I’ve been going through a “course” at our church on Wednesday evenings that so far has been fascinating. It’s called Soul Care Loss and deals with the grief that we experience in our lives and dealing with it.
When we signed up, I figured I’d be doing it to support my wife and mother-in-law (who are both attending as well). I really didn’t figure it was going to be something I would benefit directly from.
Of course, I knew that I had gone through many losses in the last few years (the loss of my parents and the loss of my wife’s sister and father), but I’d always thought I’d dealt with them and had “moved on”. Maybe I have, and maybe I haven’t. We’ll see.
But what has struck me over the past two weeks is the OTHER losses that we experience – loss of jobs; loss of position, status, or roles; imagined losses; loss of property; loss of relationships and friendships. I’d never thought of those losses as just as traumatic to our lives as the death of someone we love.
If I go back two years, I probably hit the height of loss (at least I hope it’s the height, because I’m not anxious to experience anything greater) – the simultaneous loss of my sister-in-law to an untimely disappearance and death and the meltdown of our former church through the staff shakeup (and the declining health of my father-in-law as well in the background).
It hit me last night, with the church situation, one of the aspects for me, which I’d never really thought of, was the loss of my identity through the loss of my role at the church. My roles in the church were numerous – too numerous in fact – but while I may have felt overwhelmed at times and frustrated those roles still defined who I was in that setting. The massive changes, and our subsequent decision that God was calling us elsewhere, meant that I lost that identity. I lost that role. I grieved.
I know that I’m still grieving that in some ways, even though some of those roles have been refilled at our new church — not all of them thankfully :). I know too that for my wife, she also carried roles that were stripped away (Alpha for example) and those voids haven’t been filled yet.
It will be interesting to see where the course takes us in the coming weeks. It’s also been very interesting to hear other peoples stories of loss, but more on that later.
God Bless!
TTFN
Steve Clarke liked this on Facebook.
We’re still experiencing loss after loss here… and grief that just doesn’t go away overnight. I try not to think about… all the people who are no longer there…
No doubt that’s true Cathie. One thing that’s been clear in this course, is that time DOESN’T heal the loss, and just saying “get over it” isn’t helpful at all. One thing that we talked about last night was how all of the losses we have are things we’ll never get over unless we can find meaning (not why it happened, but how God used it in some way to strengthen us, or others) in the loss. A challenge to be sure, but it certainly helped my thinking about a few of my losses as I reflected back.
And I wonder if even finding the meaning will necessarily mean that we get over it… my mind knows a lot of things that my heart can’t seem to get! 😉
I certainly empathize with what you wrote here.
Eighteen years ago I left a staff position at a local church never thinking that this had been a sort of ‘golden’ time in my life that would probably not recur.
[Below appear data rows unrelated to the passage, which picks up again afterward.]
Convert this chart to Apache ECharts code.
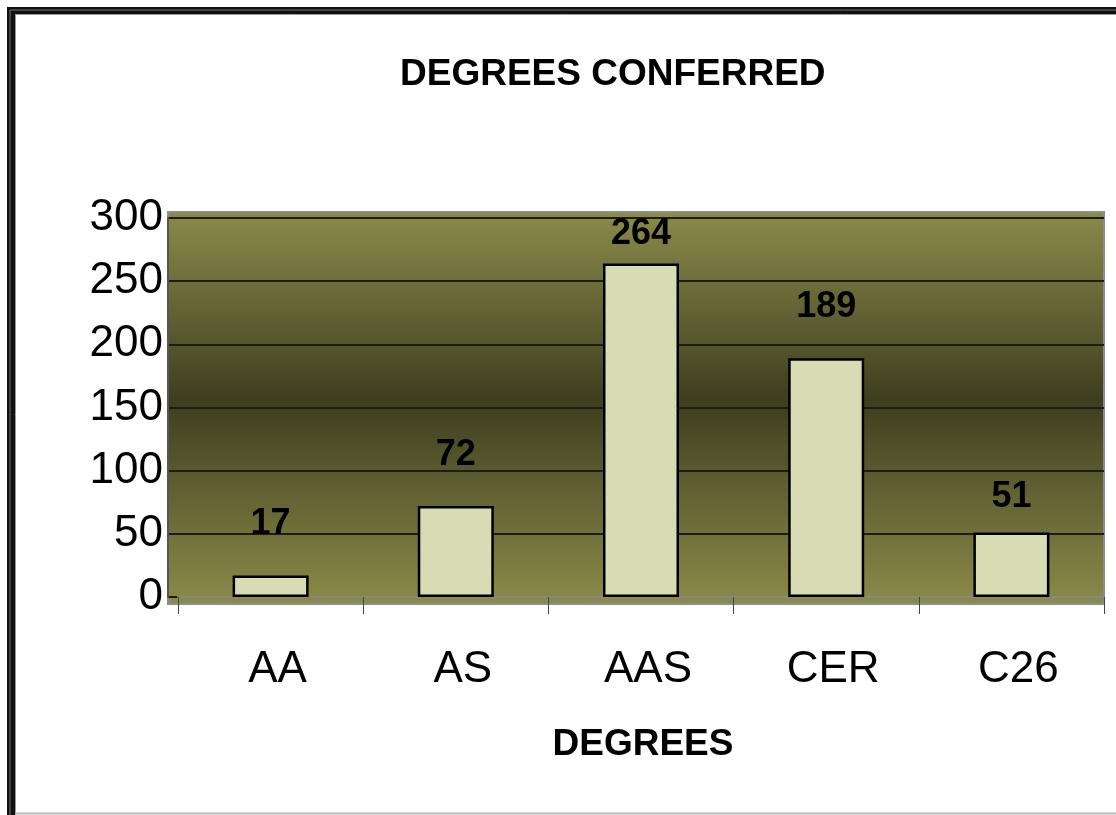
<!DOCTYPE html>
<html>
<head>
<meta charset="utf-8">
<script src="https://cdn.jsdelivr.net/npm/echarts@6/dist/echarts.min.js"></script>
<style>
html,body{margin:0;padding:0;background:#fff;}
#chart{width:1116px;height:815px;}
</style>
</head>
<body>
<div id="chart"></div>
<script>
const categories = ['AA', 'AS', 'AAS', 'CER', 'C26'];
const degreeCounts = [17, 72, 264, 189, 51];
const yTicks = [0, 50, 100, 150, 200, 250, 300];
const labelGaps = [33, 33, 11, 33, 17];

const FONT = "'Liberation Sans', Arial, sans-serif";
const chart = echarts.init(document.getElementById('chart'), null, {renderer: 'canvas'});

const barData = degreeCounts.map((v, i) => ({
  value: v,
  label: {distance: labelGaps[i]}
}));

const option = {
  animation: false,
  backgroundColor: '#ffffff',
  title: {
    text: 'DEGREES CONFERRED',
    left: 395,
    top: 51,
    textStyle: {fontFamily: FONT, fontWeight: 'bold', fontSize: 37, color: '#000'}
  },
  graphic: [
    {type: 'rect', z: -10, shape: {x: 168, y: 212, width: 936, height: 392},
     style: {
       fill: new echarts.graphic.LinearGradient(0, 0, 0, 1, [
         {offset: 0, color: '#8b8b4b'},
         {offset: 0.48, color: '#3e3e20'},
         {offset: 1, color: '#8b8b4a'}
       ]),
       stroke: '#8c8c8c', lineWidth: 2
     }},
    {type: 'rect', z: 10, shape: {x: 7, y: 7, width: 8, height: 808}, style: {fill: '#111'}},
    {type: 'rect', z: 10, shape: {x: 7, y: 7, width: 1109, height: 7}, style: {fill: '#111'}},
    {type: 'line', z: 11, shape: {x1: 10, y1: 10, x2: 10, y2: 815}, style: {stroke: '#777', lineWidth: 1}},
    {type: 'line', z: 11, shape: {x1: 10, y1: 10, x2: 1116, y2: 10}, style: {stroke: '#777', lineWidth: 1}},
    {type: 'line', z: 11, shape: {x1: 15.5, y1: 14, x2: 15.5, y2: 815}, style: {stroke: '#999', lineWidth: 1}},
    {type: 'line', z: 11, shape: {x1: 15, y1: 14.5, x2: 1116, y2: 14.5}, style: {stroke: '#999', lineWidth: 1}},
    {type: 'line', z: 11, shape: {x1: 15, y1: 813.5, x2: 1116, y2: 813.5}, style: {stroke: '#bbb', lineWidth: 2}}
  ],
  grid: [
    {left: 168, right: 12, top: 218, bottom: 218},
    {left: 178, right: 12, top: 218, bottom: 218}
  ],
  xAxis: [
    {gridIndex: 0, type: 'value', show: false, min: 0, max: 1},
    {
      gridIndex: 1,
      type: 'category',
      data: categories,
      axisLine: {show: true, lineStyle: {color: '#888', width: 2}},
      axisTick: {show: true, length: 17, lineStyle: {color: '#444', width: 1}},
      axisLabel: {fontFamily: FONT, fontSize: 44, color: '#000', margin: 51, padding: [0, 0, 0, 14]},
      name: 'DEGREES',
      nameLocation: 'middle',
      nameGap: 129,
      nameTextStyle: {fontFamily: FONT, fontWeight: 'bold', fontSize: 37, color: '#000', padding: [0, 0, 0, 4]}
    }
  ],
  yAxis: [
    {
      gridIndex: 0,
      type: 'value',
      min: yTicks[0],
      max: yTicks[yTicks.length - 1],
      interval: yTicks[1] - yTicks[0],
      axisLine: {show: true, lineStyle: {color: '#555', width: 2}},
      axisTick: {show: false},
      axisLabel: {fontFamily: FONT, fontSize: 44, color: '#000', margin: 5},
      splitLine: {show: true, lineStyle: {color: '#1e1e10', width: 2}}
    },
    {
      gridIndex: 1,
      type: 'value',
      min: yTicks[0],
      max: yTicks[yTicks.length - 1],
      interval: yTicks[1] - yTicks[0],
      show: false,
      splitLine: {show: false}
    }
  ],
  series: [{
    type: 'bar',
    xAxisIndex: 1,
    yAxisIndex: 1,
    data: barData,
    barWidth: 76,
    itemStyle: {color: '#d8dcb4', borderColor: '#000', borderWidth: 2.5},
    label: {
      show: true,
      position: 'top',
      fontFamily: FONT,
      fontWeight: 'bold',
      fontSize: 36,
      color: '#000'
    }
  }]
};
chart.setOption(option);
</script>
</body>
</html>
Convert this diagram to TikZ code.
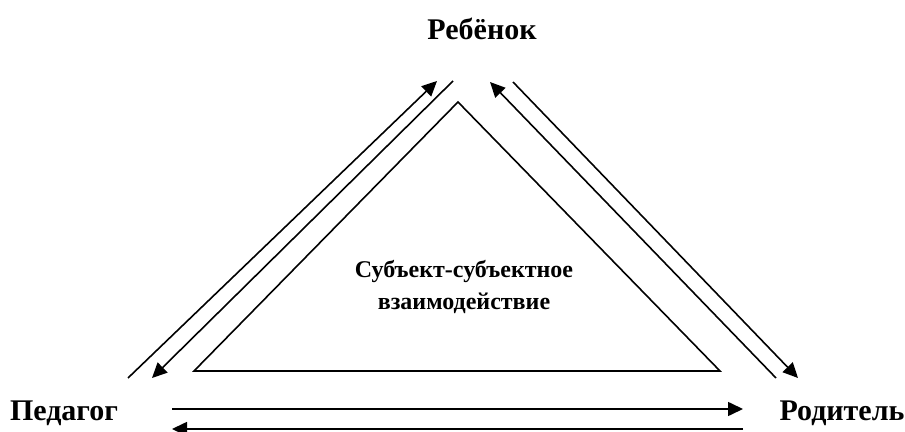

We really do take our identity from what we do and positions we hold or just the ‘busyness’ of our church life. We’re also at a time in history where many leadership roles are essentially a ‘young man’s game,’ and so we find people in our local congregations feeling marginalized as young as age 40, because they want younger group leaders or younger worship leaders.
But I take heart in the stories of people whose greatest impact for God’s Kingdom came later in life. We have to believe that greater days are yet to come.